The ACA has been politically controversial from the very beginning. Since 2010, the ACA has faced political, logistical, and legal challenges. Two of the most significant challenges came in the Supreme Court cases of the National Federation of Independent Businesses v. Sebelius and, more recently, King v. Burwell. The Court’s decisions in both cases had implications at KSB Hospital and in hospitals across the United States.
The first case, NFIB v. Sebelius, was argued before the court in 2012 and was based on the argument of whether enforcement of the individual mandate was within the power of Congress to levy taxes. The Supreme Court upheld the ACA in that key question.
The second case, King v. Burwell, was argued before the court earlier this summer. In its recently announced decision, the Court again upheld the ACA. In this case the central question was whether or not subsidies to individuals who purchase their own insurance coverage could be lawfully paid in all states, or just in those states who had established their own health insurance marketplace.

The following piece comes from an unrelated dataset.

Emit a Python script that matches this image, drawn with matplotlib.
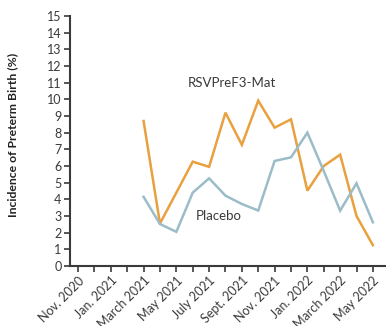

The impact of King v. Burwell at KSB is that our patients who bought insurance through the healthcare.gov website and received a subsidy to help pay for it will continue to receive that subsidy and maintain insurance coverage. The ruling was especially important in Illinois because Illinois was one of the states who did not establish its own marketplace, instead choosing to refer citizens to the federal government’s website of healthcare.gov
While these and other government actions have significant impacts on healthcare and hospitals like KSB, our core mission of serving the healthcare needs of our community has not changed since our founding in 1897.